Given material ->
*-*-*

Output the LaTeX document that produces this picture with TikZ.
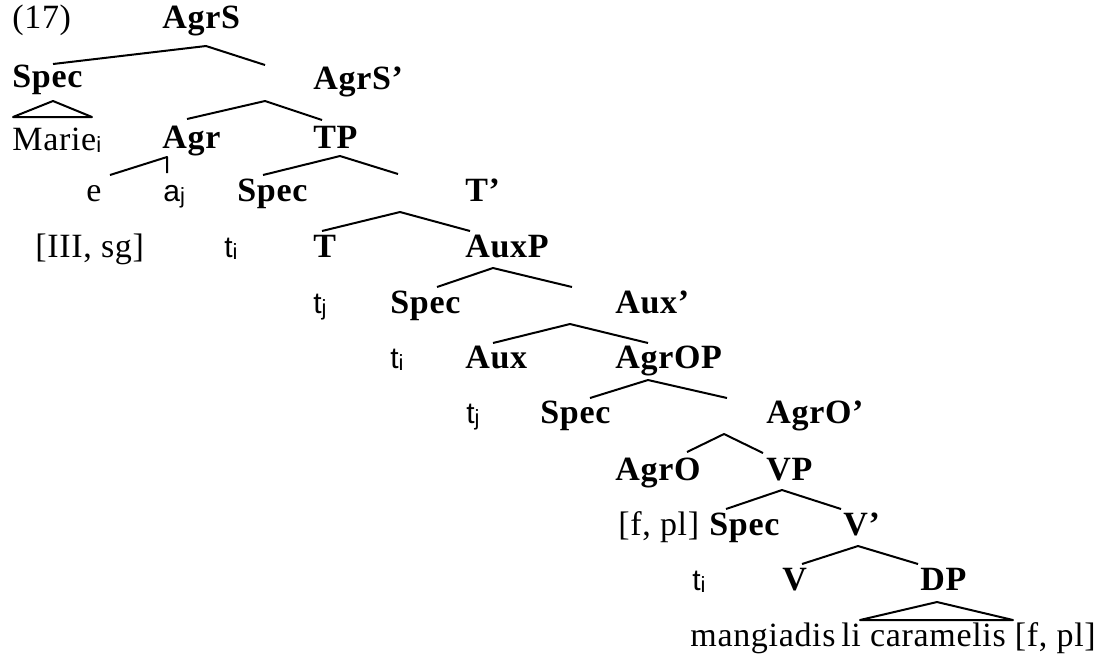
\documentclass[tikz,border=0pt]{standalone}
\usepackage{fontspec}
\setmainfont{Liberation Serif}[LetterSpace=2]
\newfontfamily\lblfont{Liberation Serif}[LetterSpace=2]
\newfontfamily\trfont{Liberation Sans}
\usepackage{tikz}

% small sans index under a trace or a name
\newcommand{\idx}[1]{\raisebox{-1pt}{\trfont\fontsize{11}{11}\selectfont #1}}

\tikzset{
  lbl/.style={anchor=base west, inner sep=0pt, font=\lblfont\bfseries\fontsize{17}{19}\selectfont},
  wrd/.style={anchor=base west, inner sep=0pt, font=\fontsize{17}{19}\selectfont},
  trc/.style={anchor=base west, inner sep=0pt, font=\trfont\fontsize{15}{17}\selectfont},
  branch/.style={line width=1pt, line join=round}
}

\begin{document}
\begin{tikzpicture}[x=0.5pt, y=-0.5pt]
				\useasboundingbox (0,0) rectangle (1095,655);
				
				% Labels, row by row
				\node[wrd] (num) at (12,28) {(17)};
				\node[lbl] (agrs) at (162,28) {AgrS};
				
				\node[lbl] (spec1) at (12,87) {Spec};
				\node[lbl] (agrsbar) at (313,89) {AgrS’};
				
				\node[wrd] (marie) at (12,150) {Marie\idx{i}};
				\node[lbl] (agr) at (162,148) {Agr};
				\node[lbl] (tp) at (313,148) {TP};
				
				\node[wrd] (e) at (86,201) {e};
				\node[trc] (aj) at (163,201) {a\idx{j}};
				\node[lbl] (spec2) at (237,201) {Spec};
				\node[lbl] (tbar) at (465,201) {T’};
				
				\node[wrd] (feat1) at (35,257) {[III, sg]};
				\node[trc] (ti1) at (224,257) {t\idx{i}};
				\node[lbl] (t) at (313,257) {T};
				\node[lbl] (auxp) at (465,257) {AuxP};
				
				\node[trc] (tj1) at (313,313) {t\idx{j}};
				\node[lbl] (spec3) at (390,313) {Spec};
				\node[lbl] (auxbar) at (615,313) {Aux’};
				
				\node[trc] (ti2) at (390,368) {t\idx{i}};
				\node[lbl] (aux) at (465,368) {Aux};
				\node[lbl] (agrop) at (615,368) {AgrOP};
				
				\node[trc] (tj2) at (466,423) {t\idx{j}};
				\node[lbl] (spec4) at (540,423) {Spec};
				\node[lbl] (agrobar) at (766,423) {AgrO’};
				
				\node[lbl] (agro) at (615,480) {AgrO};
				\node[lbl] (vp) at (766,480) {VP};
				
				\node[wrd] (feat2) at (618,535) {[f, pl]};
				\node[lbl] (spec5) at (709,535) {Spec};
				\node[lbl] (vbar) at (843,535) {V’};
				
				\node[trc] (ti3) at (692,590) {t\idx{i}};
				\node[lbl] (v) at (782,590) {V};
				\node[lbl] (dp) at (920,590) {DP};
				
				\node[wrd] (obj) at (690,646) {mangiadis\,li caramelis [f, pl]};
				
				% Branch points
				\coordinate (agrs-l) at (53,64);   \coordinate (agrs-a) at (206,46);   \coordinate (agrs-r) at (265,65);
				\coordinate (spec1-l) at (13,117); \coordinate (spec1-a) at (53,101);  \coordinate (spec1-r) at (92,117);
				\coordinate (agrsbar-l) at (187,119); \coordinate (agrsbar-a) at (265,101); \coordinate (agrsbar-r) at (322,120);
				\coordinate (agr-l) at (110,175);  \coordinate (agr-a) at (167,157);   \coordinate (agr-r) at (167,173);
				\coordinate (tp-l) at (263,175);   \coordinate (tp-a) at (340,156);    \coordinate (tp-r) at (398,174);
				\coordinate (tbar-l) at (322,231); \coordinate (tbar-a) at (400,212);  \coordinate (tbar-r) at (470,231);
				\coordinate (auxp-l) at (437,287); \coordinate (auxp-a) at (493,268);  \coordinate (auxp-r) at (572,287);
				\coordinate (auxbar-l) at (493,343); \coordinate (auxbar-a) at (570,324); \coordinate (auxbar-r) at (648,343);
				\coordinate (agrop-l) at (590,398); \coordinate (agrop-a) at (648,380); \coordinate (agrop-r) at (727,398);
				\coordinate (agrobar-l) at (687,452); \coordinate (agrobar-a) at (724,434); \coordinate (agrobar-r) at (763,453);
				\coordinate (vp-l) at (726,509);   \coordinate (vp-a) at (782,490);    \coordinate (vp-r) at (841,509);
				\coordinate (vbar-l) at (802,564); \coordinate (vbar-a) at (858,546);  \coordinate (vbar-r) at (918,564);
				\coordinate (dp-l) at (860,620);   \coordinate (dp-a) at (937,602);    \coordinate (dp-r) at (1013,620);
				
				% Branches
				\draw[branch] (agrs-l) -- (agrs-a) -- (agrs-r);
				\draw[branch] (spec1-l) -- (spec1-a) -- (spec1-r) -- cycle; % triangle over Marie
				\draw[branch] (agrsbar-l) -- (agrsbar-a) -- (agrsbar-r);
				\draw[branch] (agr-l) -- (agr-a) -- (agr-r);
				\draw[branch] (tp-l) -- (tp-a) -- (tp-r);
				\draw[branch] (tbar-l) -- (tbar-a) -- (tbar-r);
				\draw[branch] (auxp-l) -- (auxp-a) -- (auxp-r);
				\draw[branch] (auxbar-l) -- (auxbar-a) -- (auxbar-r);
				\draw[branch] (agrop-l) -- (agrop-a) -- (agrop-r);
				\draw[branch] (agrobar-l) -- (agrobar-a) -- (agrobar-r);
				\draw[branch] (vp-l) -- (vp-a) -- (vp-r);
				\draw[branch] (vbar-l) -- (vbar-a) -- (vbar-r);
				\draw[branch] (dp-l) -- (dp-a) -- (dp-r) -- cycle; % triangle over the object
			\end{tikzpicture}
\end{document}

*-*-*

Directions -> Copy out the data above exactly, except the pictures.

Task output ->
Output the LaTeX document that produces this picture with TikZ.
\documentclass[tikz,border=0pt]{standalone}
\usepackage{fontspec}
\setmainfont{Liberation Serif}[LetterSpace=2]
\newfontfamily\lblfont{Liberation Serif}[LetterSpace=2]
\newfontfamily\trfont{Liberation Sans}
\usepackage{tikz}

% small sans index under a trace or a name
\newcommand{\idx}[1]{\raisebox{-1pt}{\trfont\fontsize{11}{11}\selectfont #1}}

\tikzset{
  lbl/.style={anchor=base west, inner sep=0pt, font=\lblfont\bfseries\fontsize{17}{19}\selectfont},
  wrd/.style={anchor=base west, inner sep=0pt, font=\fontsize{17}{19}\selectfont},
  trc/.style={anchor=base west, inner sep=0pt, font=\trfont\fontsize{15}{17}\selectfont},
  branch/.style={line width=1pt, line join=round}
}

\begin{document}
\begin{tikzpicture}[x=0.5pt, y=-0.5pt]
				\useasboundingbox (0,0) rectangle (1095,655);
				
				% Labels, row by row
				\node[wrd] (num) at (12,28) {(17)};
				\node[lbl] (agrs) at (162,28) {AgrS};
				
				\node[lbl] (spec1) at (12,87) {Spec};
				\node[lbl] (agrsbar) at (313,89) {AgrS’};
				
				\node[wrd] (marie) at (12,150) {Marie\idx{i}};
				\node[lbl] (agr) at (162,148) {Agr};
				\node[lbl] (tp) at (313,148) {TP};
				
				\node[wrd] (e) at (86,201) {e};
				\node[trc] (aj) at (163,201) {a\idx{j}};
				\node[lbl] (spec2) at (237,201) {Spec};
				\node[lbl] (tbar) at (465,201) {T’};
				
				\node[wrd] (feat1) at (35,257) {[III, sg]};
				\node[trc] (ti1) at (224,257) {t\idx{i}};
				\node[lbl] (t) at (313,257) {T};
				\node[lbl] (auxp) at (465,257) {AuxP};
				
				\node[trc] (tj1) at (313,313) {t\idx{j}};
				\node[lbl] (spec3) at (390,313) {Spec};
				\node[lbl] (auxbar) at (615,313) {Aux’};
				
				\node[trc] (ti2) at (390,368) {t\idx{i}};
				\node[lbl] (aux) at (465,368) {Aux};
				\node[lbl] (agrop) at (615,368) {AgrOP};
				
				\node[trc] (tj2) at (466,423) {t\idx{j}};
				\node[lbl] (spec4) at (540,423) {Spec};
				\node[lbl] (agrobar) at (766,423) {AgrO’};
				
				\node[lbl] (agro) at (615,480) {AgrO};
				\node[lbl] (vp) at (766,480) {VP};
				
				\node[wrd] (feat2) at (618,535) {[f, pl]};
				\node[lbl] (spec5) at (709,535) {Spec};
				\node[lbl] (vbar) at (843,535) {V’};
				
				\node[trc] (ti3) at (692,590) {t\idx{i}};
				\node[lbl] (v) at (782,590) {V};
				\node[lbl] (dp) at (920,590) {DP};
				
				\node[wrd] (obj) at (690,646) {mangiadis\,li caramelis [f, pl]};
				
				% Branch points
				\coordinate (agrs-l) at (53,64);   \coordinate (agrs-a) at (206,46);   \coordinate (agrs-r) at (265,65);
				\coordinate (spec1-l) at (13,117); \coordinate (spec1-a) at (53,101);  \coordinate (spec1-r) at (92,117);
				\coordinate (agrsbar-l) at (187,119); \coordinate (agrsbar-a) at (265,101); \coordinate (agrsbar-r) at (322,120);
				\coordinate (agr-l) at (110,175);  \coordinate (agr-a) at (167,157);   \coordinate (agr-r) at (167,173);
				\coordinate (tp-l) at (263,175);   \coordinate (tp-a) at (340,156);    \coordinate (tp-r) at (398,174);
				\coordinate (tbar-l) at (322,231); \coordinate (tbar-a) at (400,212);  \coordinate (tbar-r) at (470,231);
				\coordinate (auxp-l) at (437,287); \coordinate (auxp-a) at (493,268);  \coordinate (auxp-r) at (572,287);
				\coordinate (auxbar-l) at (493,343); \coordinate (auxbar-a) at (570,324); \coordinate (auxbar-r) at (648,343);
				\coordinate (agrop-l) at (590,398); \coordinate (agrop-a) at (648,380); \coordinate (agrop-r) at (727,398);
				\coordinate (agrobar-l) at (687,452); \coordinate (agrobar-a) at (724,434); \coordinate (agrobar-r) at (763,453);
				\coordinate (vp-l) at (726,509);   \coordinate (vp-a) at (782,490);    \coordinate (vp-r) at (841,509);
				\coordinate (vbar-l) at (802,564); \coordinate (vbar-a) at (858,546);  \coordinate (vbar-r) at (918,564);
				\coordinate (dp-l) at (860,620);   \coordinate (dp-a) at (937,602);    \coordinate (dp-r) at (1013,620);
				
				% Branches
				\draw[branch] (agrs-l) -- (agrs-a) -- (agrs-r);
				\draw[branch] (spec1-l) -- (spec1-a) -- (spec1-r) -- cycle; % triangle over Marie
				\draw[branch] (agrsbar-l) -- (agrsbar-a) -- (agrsbar-r);
				\draw[branch] (agr-l) -- (agr-a) -- (agr-r);
				\draw[branch] (tp-l) -- (tp-a) -- (tp-r);
				\draw[branch] (tbar-l) -- (tbar-a) -- (tbar-r);
				\draw[branch] (auxp-l) -- (auxp-a) -- (auxp-r);
				\draw[branch] (auxbar-l) -- (auxbar-a) -- (auxbar-r);
				\draw[branch] (agrop-l) -- (agrop-a) -- (agrop-r);
				\draw[branch] (agrobar-l) -- (agrobar-a) -- (agrobar-r);
				\draw[branch] (vp-l) -- (vp-a) -- (vp-r);
				\draw[branch] (vbar-l) -- (vbar-a) -- (vbar-r);
				\draw[branch] (dp-l) -- (dp-a) -- (dp-r) -- cycle; % triangle over the object
			\end{tikzpicture}
\end{document}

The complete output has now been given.